Re: Wrong argument
"all that branding and IP may be generated in the UK, but the head office may be in the USA."
I'm confused, or you are.
If the IP is generated in the UK under contract to an offshore entity as a product of work (UK design agency, Caymans company buying a logo) then who owns the IP? It has to be the latter because they're the client.
If something owned elsewhere is sold to a company in another country then that country own the IP going forward, so international sales would never be possible.
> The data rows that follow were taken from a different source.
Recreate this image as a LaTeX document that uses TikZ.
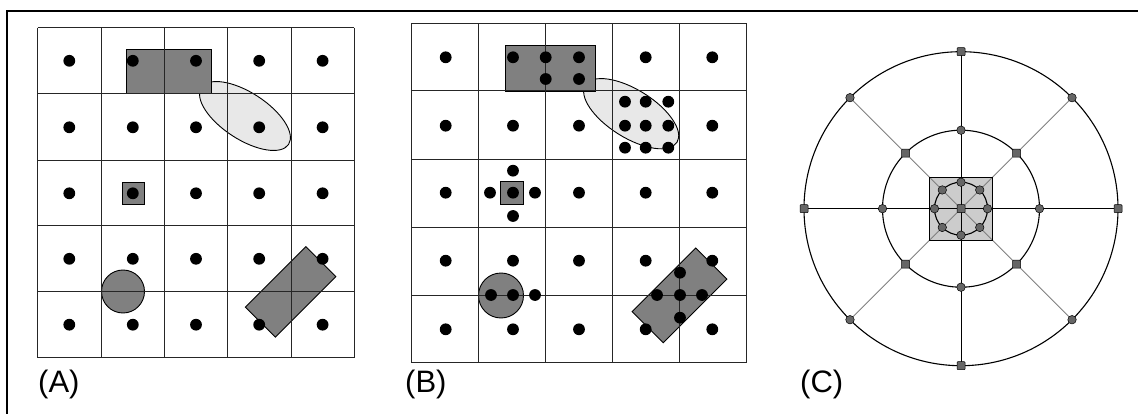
\documentclass[tikz,border=0pt]{standalone}
\usepackage{fontspec}
\setmainfont{Liberation Sans}
\usetikzlibrary{calc}
\definecolor{darkfill}{gray}{0.5}
\definecolor{lightfill}{gray}{0.91}
\definecolor{sqfill}{gray}{0.8}
\definecolor{mkfill}{gray}{0.4}
\definecolor{diag}{gray}{0.5}
\begin{document}
\begin{tikzpicture}[x=1pt,y=-1pt,
  gridline/.style={line width=1pt, black!85},
  shapeline/.style={line width=0.9pt, black},
  darkshape/.style={shapeline, fill=darkfill},
  lightshape/.style={shapeline, fill=lightfill},
  blackdot/.style={fill=black},
  ring/.style={line width=1.1pt, black},
  spoke/.style={line width=0.9pt, black},
  dspoke/.style={line width=0.9pt, diag},
  rmark/.style={circle, draw=black, fill=mkfill, line width=0.5pt, minimum size=8.5pt, inner sep=0pt},
  smark/.style={rectangle, rounded corners=0.8pt, draw=black, fill=mkfill, line width=0.5pt, minimum size=8pt, inner sep=0pt},
  lab/.style={anchor=base west, inner sep=0pt, font=\fontsize{31}{31}\selectfont}
]
\useasboundingbox (0,0) rectangle (1138,414);
% frame
\draw[line width=2pt] (7,414) -- (7,11) -- (1138,11);

% ================= Panel A =================
\draw[lightshape, rotate around={-33:(245,116)}] (245,116) ellipse [x radius=52, y radius=23.4];
\draw[darkshape] (126,49.3) rectangle (211,93.7);
\draw[darkshape] (122,182.3) rectangle (144,204.7);
\draw[darkshape] (123,291.5) circle (21.5);
\draw[darkshape, rotate around={45:(290.6,291.9)}] (247.85,270.7) rectangle (333.35,313.1);
\foreach \x in {37.7,101,164.7,227.3,291,354.3}
  \draw[gridline] (\x,27.7) -- (\x,357.7);
\foreach \y in {27.7,94,160.7,226,291.7,357.7}
  \draw[gridline] (37.7,\y) -- (354.3,\y);
\foreach \x in {69.3,132.8,196,259.2,322.6}
  \foreach \y in {60.8,127.3,193.3,258.8,324.7}
    \fill[blackdot] (\x,\y) circle (5.9);
\node[lab] (la) at (38,392) {(A)};

% ================= Panel B =================
\draw[lightshape, rotate around={-32:(631.2,113.7)}] (631.2,113.7) ellipse [x radius=54, y radius=24];
\draw[darkshape] (505.7,45.7) rectangle (595.7,91.7);
\draw[darkshape] (500.7,181.7) rectangle (523.3,204.3);
\draw[darkshape] (501,295.5) circle (22.5);
\draw[darkshape, rotate around={45:(679.5,295.3)}] (634.5,273.3) rectangle (724.5,317.3);
\foreach \x in {411,478.3,545.7,612.3,679.7,746.7}
  \draw[gridline] (\x,23.3) -- (\x,362.7);
\foreach \y in {23.3,90.7,160,227.7,295,362.7}
  \draw[gridline] (411,\y) -- (746.7,\y);
\foreach \x in {445.7,513,579,645.7,712.3}
  \foreach \y in {57.3,125.7,192.7,260.7,329.3}
    \fill[blackdot] (\x,\y) circle (5.9);
% refined points
\foreach \p in {(545.7,57.3),(545.7,79),(579,79),
                (625,101.7),(645.7,101.7),(668.3,101.7),
                (625,125.7),(668.3,125.7),
                (625,147.7),(645.7,147.7),(668.3,147.7),
                (513,170.7),(490,192.7),(535,192.7),(513,216),
                (491,295),(513,295),(535,295),
                (680,272.7),(657,295),(680,295),(702,295),(680,317.7)}
  \fill[blackdot] \p circle (5.9);
\node[lab] (lb) at (405,392) {(B)};

% ================= Panel C =================
\coordinate (c) at (961,208.7);
\fill[sqfill] (929.7,177.4) rectangle (992.3,240);
\foreach \a in {45,135,225,315}
  \draw[dspoke] (c) -- ++(\a:157);
\foreach \a in {0,90,180,270}
  \draw[spoke] (c) -- ++(\a:157);
\draw[line width=0.9pt] (929.7,177.4) rectangle (992.3,240);
\draw[ring] (c) circle (157);
\draw[ring] (c) circle (78.5);
\draw[ring] (c) circle (26.5);
% markers
\node[smark] (m0) at (c) {};
\foreach \a [count=\i] in {0,45,...,315}
  \node[rmark] (s\i) at ($(c)+(\a:26.5)$) {};
\foreach \a [count=\i] in {0,90,180,270}
  \node[rmark] (ic\i) at ($(c)+(\a:78.5)$) {};
\foreach \a [count=\i] in {45,135,225,315}
  \node[smark] (id\i) at ($(c)+(\a:78.5)$) {};
\foreach \a [count=\i] in {0,90,180,270}
  \node[smark] (oc\i) at ($(c)+(\a:157)$) {};
\foreach \a [count=\i] in {45,135,225,315}
  \node[rmark] (od\i) at ($(c)+(\a:157)$) {};
\node[lab] (lc) at (800,392) {(C)};
\end{tikzpicture}
\end{document}
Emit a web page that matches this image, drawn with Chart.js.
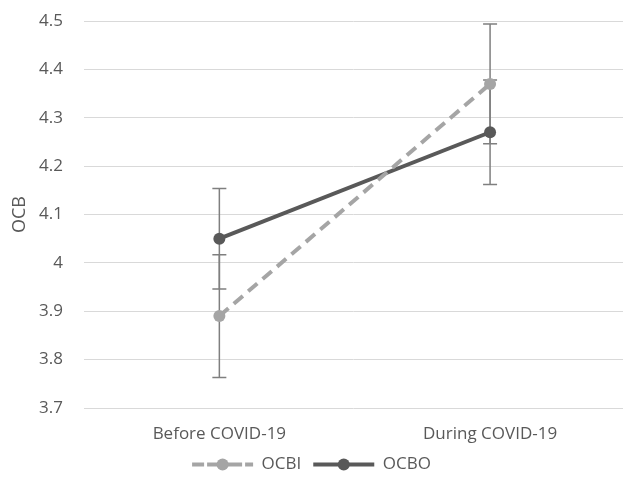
<!DOCTYPE html>
<html>
<head>
<meta charset="utf-8">
<script src="https://cdn.jsdelivr.net/npm/chart.js@4.4.1/dist/chart.umd.min.js"></script>
<style>
  html, body { margin: 0; padding: 0; background: #ffffff; }
  #wrap { width: 623px; height: 485px; position: relative; }
</style>
</head>
<body>
<div id="wrap"><canvas id="c" width="623" height="485"></canvas></div>
<script>
// ---- data ----
const categories = ['Before COVID-19', 'During COVID-19'];
const ocbi = [3.89, 4.37];
const ocbiErr = [0.127, 0.124];
const ocbo = [4.05, 4.27];
const ocboErr = [0.104, 0.108];
const yTickValues = [3.7, 3.8, 3.9, 4.0, 4.1, 4.2, 4.3, 4.4, 4.5];
const yTickLabels = ['3.7', '3.8', '3.9', '4', '4.1', '4.2', '4.3', '4.4', '4.5'];
const seriesNames = ['OCBI', 'OCBO'];

const FONT = '"Open Sans", "Noto Sans", sans-serif';
const TEXT = '#595959';
const colors = ['#a5a5a5', '#595959'];
const FS = 17;

const errorBars = {
  id: 'errorBars',
  beforeDatasetsDraw(chart) {
    const ctx = chart.ctx;
    const xs = chart.scales.x, ys = chart.scales.y;
    const sets = [[ocbi, ocbiErr], [ocbo, ocboErr]];
    ctx.save();
    ctx.strokeStyle = '#7f7f7f';
    ctx.lineWidth = 1.5;
    sets.forEach(([vals, errs]) => {
      vals.forEach((v, i) => {
        const x = xs.getPixelForValue(i);
        const yt = ys.getPixelForValue(v + errs[i]);
        const yb = ys.getPixelForValue(v - errs[i]);
        ctx.beginPath();
        ctx.moveTo(x, yt); ctx.lineTo(x, yb);
        ctx.moveTo(x - 7, yt); ctx.lineTo(x + 7, yt);
        ctx.moveTo(x - 7, yb); ctx.lineTo(x + 7, yb);
        ctx.stroke();
      });
    });
    ctx.restore();
  }
};

const legendDots = {
  id: 'legendDots',
  afterDraw(chart) {
    const lg = chart.legend;
    if (!lg || !lg.legendHitBoxes) return;
    const ctx = chart.ctx;
    const bw = lg.options.labels.boxWidth;
    lg.legendHitBoxes.forEach((hb, i) => {
      ctx.save();
      ctx.fillStyle = colors[i];
      ctx.beginPath();
      ctx.arc(hb.left + bw / 2, hb.top + FS / 2, 6, 0, Math.PI * 2);
      ctx.fill();
      ctx.restore();
    });
  }
};

new Chart(document.getElementById('c'), {
  type: 'line',
  data: {
    datasets: [
      {
        label: seriesNames[0],
        data: ocbi.map((v, i) => ({ x: i, y: v })),
        borderColor: colors[0],
        backgroundColor: colors[0],
        borderWidth: 4,
        borderDash: [12, 7],
        pointRadius: 6,
        pointHoverRadius: 6,
        pointBorderWidth: 0,
        pointBackgroundColor: colors[0]
      },
      {
        label: seriesNames[1],
        data: ocbo.map((v, i) => ({ x: i, y: v })),
        borderColor: colors[1],
        backgroundColor: colors[1],
        borderWidth: 4,
        pointRadius: 6,
        pointHoverRadius: 6,
        pointBorderWidth: 0,
        pointBackgroundColor: colors[1]
      }
    ]
  },
  options: {
    responsive: false,
    animation: false,
    layout: { autoPadding: false, padding: { top: 21, right: 0, bottom: 2, left: 0 } },
    scales: {
      x: {
        type: 'linear',
        min: -0.5,
        max: 1.491,
        afterBuildTicks(scale) {
          scale.ticks = categories.map((c, i) => ({ value: i }));
        },
        afterFit(scale) { scale.height = 36; },
        grid: { display: false, drawTicks: false },
        border: { display: false },
        ticks: {
          padding: 16,
          color: TEXT,
          font: { family: FONT, size: FS },
          maxRotation: 0,
          autoSkip: false,
          callback: (v) => categories[Math.round(v)] ?? ''
        }
      },
      y: {
        min: 3.7,
        max: 4.5,
        afterBuildTicks(scale) {
          scale.ticks = yTickValues.map(v => ({ value: v }));
        },
        afterFit(scale) { scale.width = 84; },
        grid: { color: '#d9d9d9', lineWidth: 1, drawTicks: true, tickLength: 18, tickColor: 'rgba(0,0,0,0)' },
        border: { display: false },
        ticks: {
          padding: 3,
          color: TEXT,
          font: { family: FONT, size: FS },
          callback: (v) => {
            const k = yTickValues.findIndex(t => Math.abs(t - v) < 1e-6);
            return k >= 0 ? yTickLabels[k] : '';
          }
        },
        title: {
          display: true,
          text: 'OCB',
          color: TEXT,
          font: { family: FONT, size: 18 },
          padding: { top: 9, bottom: 0 }
        }
      }
    },
    plugins: {
      tooltip: { enabled: false },
      legend: {
        position: 'bottom',
        maxHeight: 41,
        labels: {
          color: TEXT,
          font: { family: FONT, size: FS },
          boxWidth: 61,
          boxHeight: 0,
          padding: 12,
          generateLabels: (chart) => seriesNames.map((n, i) => ({
            text: n,
            fillStyle: 'rgba(0,0,0,0)',
            strokeStyle: colors[i],
            lineWidth: 4,
            lineDash: i === 0 ? [12, 7] : [],
            fontColor: TEXT,
            datasetIndex: i
          }))
        }
      }
    }
  },
  plugins: [errorBars, legendDots]
});
</script>
</body>
</html>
"Fair" isn't a useful word, its an emotive one. Fair means different things to different people. Some people think its "fair" that we have an ever increasing percentage of tax due the higher amount of money you earn. Others think its "fair" that we have a flat tax so everyone pays the same percentage thereby not penalizing success. Still others think it's "fair" that everyone pay the same amount of tax in pounds earned because everyone then has the same stake in the efficiency and scale of services provided for taxes raised. "Fair" doesn't really mean anything I'm afraid.
I especially don't see why that IP can then be handed over to GMC Cayman who then can license it back to GMC UK.
You don't see it because you're getting hung up on an emotional aspect of the tax treatment, rather than looking at the international trade component of it. Rather than have potentially 100s of dispersed legal entities cross paying or licencing IP from each other, and trying to handle 100s of different legal and tax treatments for each different piece of IP and royalties from it, it's much simpler to stay within the law by moving all the IP to one location, and its commercial sense to make that location somewhere low tax for IP purposes.
(Much the same as the famous band with their own hedge fund in Holland that manage their IP and royalty payments).
There's no imperative either moral, economic, or legal that mandates a person or entity to structure their affairs such that the maximum amount of tax is due - common sense dictates they structure it so the minimum amount is due. I think it was Lord Justice Hand that made this point? Could be wrong.
If I give a second house to my son, I am charged CGT as if I sold it at market rate.
No you're not. You can gift him whatever you like completely free of tax provided you survive for 7 years after the gift is given.
So charge Corporation Tax to GMC UK as if it had sold this IP on the open market, so something like ten times the total global revenue earned from it
Any charges against the local entity will reduce its taxable profit because it will make less profit due to the accounting charge. That will make the situation what you;d perceive as worse, not better, as they'd pay less tax.